2. Illinois’ Chief Illiniwek
Okay. So Chief Illiniwek, head of the Illini tribe–wait. There is no such thing as the Illini tribe. Because Illini is a completely made up word. It was made up by a student when naming the school newspaper, The Daily Illini. Therefore, Chief Illiniwek is a sham. Actually, the Illiniwek are a real tribe. In Oklahoma. Does that make sense?
Let’s pretend for a minute that we are Illinois fans and we enjoy spending our free time obsessing over the chief. And oops, he’s taken away in 2007 because he promotes the “hostile and abusive” stereotype of Native Americans. Also, the Peoria Tribe, the closest living descedents of the Illiniwek Tribe, basically called out the university for being ignorant. According to the ACTUAL chief of the Peoria Tribe, the costume Chief Illiniwek wears is Sioux. Good job on that one. The tribe even blessed the use of Chief Illiniwek until after five years of attempted contact, the university wouldn’t respond.
Anyways, what I’m trying to say is that Chief Illiniwek is a stupid mascot and I don’t miss him. He didn’t even do anything cool. He pranced around doing a dance that can’t even be described as somewhat historically accurate. Now take Chief Osceola, the mascot for Florida State University. He was blessed by the Seminole Tribe in Florida, and was an actual chief of that tribe in the past. And he doesn’t dance. HE THROWS A FLAMING SPEAR WHILE RIDING A HORSE.
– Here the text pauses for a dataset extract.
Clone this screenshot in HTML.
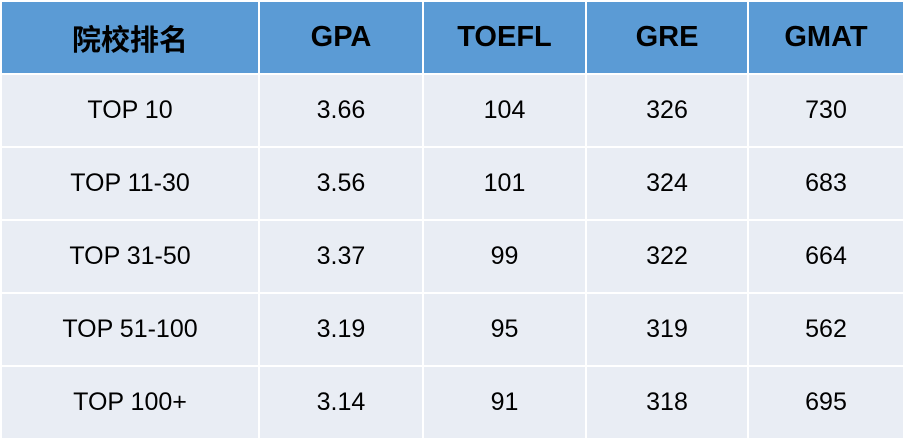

1. Wisconsin’s Jump Around
Seriously, this is one of the coolest things in the entire world. I saw this phenomenon happen with my own two eyes last year when I went to Madison for the Iowa/Wisconsin game. Even if the Badgers are losing 64-0, they still jump around like Larry Bird on some sort of steroid/ecstasy bender.
History: During a 1998 game against Purdue, neither team had scored in the first three quarters. Needless to say, people were getting antsy. For no rhyme or reason, the sound guy decides to play “Jump Around” by House of Pain and the entire stadium went nuts. Now, the song is played before the 4th quarter every game, and word is the press box bobs up and down from the jumping.